The story follows 27-year-old Tokyo office worker Mire Yoshizuki who just returned to Japan, 22-year-old fourth-year college student Sora Nagase who aspires to be a teacher, and 20-year-old boyish, part-time Hiroshima okonomiyaki shop worker and freelancer Reika Kawatani. What draws together these three women from completely different walks of life are Magic Spheres. A "New Magical Story" begins when they are mysteriously brought together by chance and embark on a journey.

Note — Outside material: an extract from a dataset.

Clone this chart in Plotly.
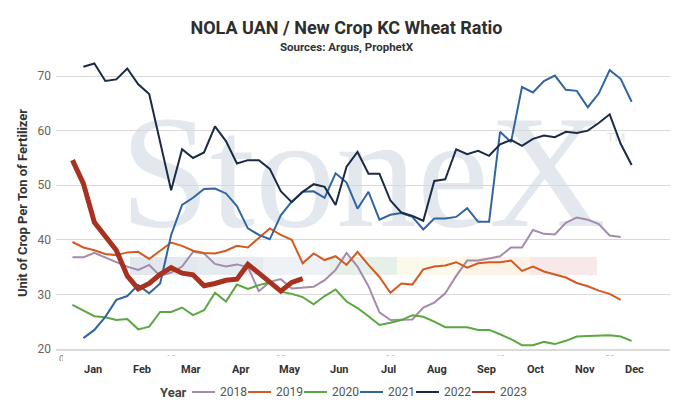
import plotly.graph_objects as go

# ---------------- data (weekly ratio, unit of crop per ton of fertilizer) -------------
weeks_2018 = list(range(1, 52))
ratio_2018 = [36.8, 36.8, 37.6, 36.8, 36.0, 35.1, 34.5, 35.4, 33.4, 34.0,
              35.1, 37.8, 37.5, 35.6, 35.1, 35.5, 35.0, 30.6, 32.3, 32.8,
              31.1, 31.3, 31.4, 32.6, 34.5, 37.6, 35.1, 31.5, 26.7, 25.3,
              25.4, 25.4, 27.6, 28.5, 30.2, 33.4, 36.2, 36.2, 36.6, 37.0,
              38.6, 38.6, 41.8, 41.1, 41.0, 43.1, 44.1, 43.7, 42.9, 40.8,
              40.5]

weeks_2019 = list(range(1, 52))
ratio_2019 = [39.6, 38.6, 38.1, 37.4, 37.2, 37.7, 37.8, 36.5, 38.0, 39.5,
              38.9, 38.0, 37.6, 37.5, 38.0, 38.9, 38.6, 40.4, 42.1, 40.9,
              40.0, 35.7, 37.5, 36.3, 37.0, 35.4, 37.8, 35.4, 33.2, 30.3,
              32.0, 31.8, 34.6, 35.1, 35.3, 35.9, 34.9, 35.7, 35.9, 35.9,
              36.2, 34.3, 35.1, 34.2, 33.6, 33.1, 32.1, 31.5, 30.7, 30.1,
              29.0]

weeks_2020 = list(range(1, 53))
ratio_2020 = [28.1, 27.1, 26.0, 25.8, 25.3, 25.5, 23.6, 24.1, 26.8, 26.8,
              27.6, 26.2, 27.1, 30.3, 28.7, 31.8, 31.0, 31.7, 32.2, 30.5,
              30.1, 29.5, 28.2, 29.7, 30.9, 28.7, 27.5, 26.0, 24.4, 24.8,
              25.3, 26.2, 25.9, 25.0, 24.0, 24.0, 24.0, 23.5, 23.5, 22.7,
              21.8, 20.7, 20.7, 21.3, 20.9, 21.5, 22.3, 22.4, 22.5, 22.5,
              22.3, 21.5]

weeks_2021 = list(range(2, 53))
ratio_2021 = [22.0, 23.5, 25.9, 29.0, 29.7, 31.7, 30.2, 32.0, 40.9, 46.4,
              47.7, 49.3, 49.4, 48.5, 46.2, 42.1, 40.9, 40.1, 44.5, 47.0,
              48.8, 48.9, 47.7, 52.2, 50.5, 45.7, 48.8, 43.7, 44.6, 44.9,
              44.2, 41.9, 43.9, 43.9, 44.2, 45.8, 43.3, 43.3, 59.8, 57.9,
              68.0, 67.0, 69.1, 70.1, 67.5, 67.3, 64.3, 66.8, 71.1, 69.5,
              65.3]

weeks_2022 = list(range(2, 53))
ratio_2022 = [71.7, 72.3, 69.1, 69.4, 71.4, 68.5, 66.7, 58.0, 49.1, 56.6,
              55.0, 56.0, 60.8, 58.1, 54.0, 54.6, 54.6, 53.0, 48.9, 46.9,
              48.8, 50.2, 49.7, 46.4, 53.4, 56.1, 52.1, 52.1, 47.2, 45.0,
              44.4, 43.5, 50.8, 51.1, 56.6, 55.7, 56.3, 55.4, 57.5, 58.3,
              57.2, 58.5, 59.1, 58.8, 59.8, 59.6, 60.0, 61.4, 63.0, 57.6,
              53.7]

weeks_2023 = list(range(1, 23))
ratio_2023 = [54.6, 50.3, 43.2, 40.6, 38.1, 33.4, 31.0, 32.0, 33.7, 34.9,
              33.9, 33.6, 31.6, 32.0, 32.6, 32.8, 35.5, 33.9, 32.1, 30.6,
              32.2, 32.9]

years = ["2018", "2019", "2020", "2021", "2022", "2023"]
colors = ["#a48bab", "#d35a20", "#5aa83f", "#3165a0", "#1c2b45", "#a8311f"]
widths = [2, 2, 2, 2, 2, 5]
series_x = [weeks_2018, weeks_2019, weeks_2020, weeks_2021, weeks_2022, weeks_2023]
series_y = [ratio_2018, ratio_2019, ratio_2020, ratio_2021, ratio_2022, ratio_2023]

week_ticks = [0, 10, 20, 30, 40, 50]
month_labels = ["Jan", "Feb", "Mar", "Apr", "May", "Jun",
                "Jul", "Aug", "Sep", "Oct", "Nov", "Dec"]
y_ticks = [20, 30, 40, 50, 60, 70]

# ---------------- layout helpers -------------
W, H = 693, 413
ML, MR, MT, MB = 56, 23, 57, 64
PW, PH = W - ML - MR, H - MT - MB
FONT = "Roboto"


def px(xp):
    return (xp - ML) / PW


def py(yp):
    return (H - MB - yp) / PH


fig = go.Figure()
for name, xs, ys, c, w in zip(years, series_x, series_y, colors, widths):
    fig.add_trace(go.Scatter(x=xs, y=ys, mode="lines", name=name,
                             line=dict(color=c, width=w), showlegend=False))

shapes = []
annotations = []

# watermark (logo text + colour band) behind the data
shapes.append(dict(type="rect", xref="paper", yref="paper",
                   x0=px(110), x1=px(616), y0=py(219), y1=py(87),
                   line=dict(width=0), fillcolor="rgba(0,0,0,0)", layer="below",
                   label=dict(text="StoneX", textposition="middle center",
                              font=dict(family="Liberation Serif", size=162,
                                        color="#e3e8ef"))))
shapes.append(dict(type="rect", xref="paper", yref="paper",
                   x0=px(600), x1=px(632), y0=py(146), y1=py(126),
                   line=dict(width=0), fillcolor="rgba(0,0,0,0)", layer="below",
                   label=dict(text="TM", textposition="middle center",
                              font=dict(family="Liberation Sans", size=13,
                                        color="#e1e6ec"))))
band_cols = ["#e3e8ef", "#e6ebf2", "#eef2f7", "#e7efe9", "#fbf9ea", "#fdf2e6", "#f9e8ea"]
band_edges = [130, 197, 263, 330, 397, 463, 530, 597]
for i, bc in enumerate(band_cols):
    shapes.append(dict(type="rect", xref="paper", yref="paper",
                       x0=px(band_edges[i]), x1=px(band_edges[i + 1]),
                       y0=py(275), y1=py(257), line=dict(width=0),
                       fillcolor=bc, layer="below"))

# white masks that leave only the tops of the numeric week labels visible
shapes.append(dict(type="rect", xref="paper", yref="paper",
                   x0=px(63), x1=px(W + 5), y0=py(H + 5), y1=py(355.5),
                   line=dict(width=0), fillcolor="white", layer="above"))
shapes.append(dict(type="rect", xref="paper", yref="paper",
                   x0=px(-5), x1=px(W + 5), y0=py(H + 5), y1=py(361),
                   line=dict(width=0), fillcolor="white", layer="above"))

# month labels
for i, m in enumerate(month_labels):
    annotations.append(dict(text="<b>%s</b>" % m, xref="paper", yref="paper",
                            x=px(93 + 49.2 * i), y=py(369), showarrow=False,
                            xanchor="center", yanchor="middle",
                            font=dict(family=FONT, size=11, color="#333333")))

# legend (manual, compact)
leg_y = py(392)
annotations.append(dict(text="<b>Year</b>", xref="paper", yref="paper",
                        x=px(189), y=leg_y, showarrow=False, xanchor="right",
                        yanchor="middle",
                        font=dict(family=FONT, size=13, color="#444444")))
for i, (name, c) in enumerate(zip(years, colors)):
    x0 = 192 + 56 * i
    shapes.append(dict(type="line", xref="paper", yref="paper",
                       x0=px(x0), x1=px(x0 + 23), y0=leg_y, y1=leg_y,
                       line=dict(color=c, width=2), layer="above"))
    annotations.append(dict(text=name, xref="paper", yref="paper",
                            x=px(x0 + 26), y=leg_y, showarrow=False,
                            xanchor="left", yanchor="middle",
                            font=dict(family=FONT, size=12, color="#555555")))

# subtitle
annotations.append(dict(text="<b>Sources: Argus, ProphetX</b>", xref="paper",
                        yref="paper", x=px(W / 2), y=py(47), showarrow=False,
                        xanchor="center", yanchor="middle",
                        font=dict(family=FONT, size=11.5, color="#333333")))

fig.update_layout(
    width=W, height=H,
    margin=dict(l=ML, r=MR, t=MT, b=MB),
    paper_bgcolor="white", plot_bgcolor="white",
    font=dict(family=FONT, color="#333333"),
    title=dict(text="<b>NOLA UAN / New Crop KC Wheat Ratio</b>",
               x=0.5, xref="container", xanchor="center",
               y=1 - 28 / H, yref="container", yanchor="middle",
               font=dict(family=FONT, size=18, color="#2e2e2e")),
    showlegend=False,
    shapes=shapes,
    annotations=annotations,
    xaxis=dict(range=[-0.5, 55.5], tickvals=week_ticks, showgrid=False,
               zeroline=False, showline=True, linecolor="#dadada", linewidth=2,
               ticks="", tickfont=dict(family=FONT, size=9, color="#777777")),
    yaxis=dict(range=[20, 73.5], tickvals=y_ticks, showgrid=True,
               gridcolor="#d9d9d9", gridwidth=1, zeroline=False, ticks="",
               automargin=False, ticklabelstandoff=4,
               tickfont=dict(family=FONT, size=12, color="#6e6256"),
               title=dict(text="<b>Unit of Crop Per Ton of Fertilizer</b>",
                          font=dict(family=FONT, size=13, color="#333333"),
                          standoff=6)),
)

fig.write_html("out.html", config={"displayModeBar": False},
               post_script="document.body.style.margin='0';document.body.style.padding='0';")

Junichi Sato (Sailor Moon, Aria, Princess Tutu), the director of the original Ojamajo Doremi anime, directed the new film alongside Yū Kamatani (Precure franchise episode director) at Toei Animation. Midori Kuriyama (episode scriptwriter for Lovely Complex, Heartcatch Precure!) and Yoshihiko Umakoshi (Boys Over Flowers, Mushi-Shi) also returned from Ojamajo Doremi as scriptwriter and character designer, respectively, and Umakoshi is credited as chief animation director. Shōko Nakamura (Doukyusei -Classmates-) is credited as animation director for the film, and Hiromi Seki served as producer.
The first Ojamajo Doremi anime series premiered in Japan in 1999, and 4Kids began broadcasting a heavily edited version of the series in the United States in 2005 under the title Magical DoReMi.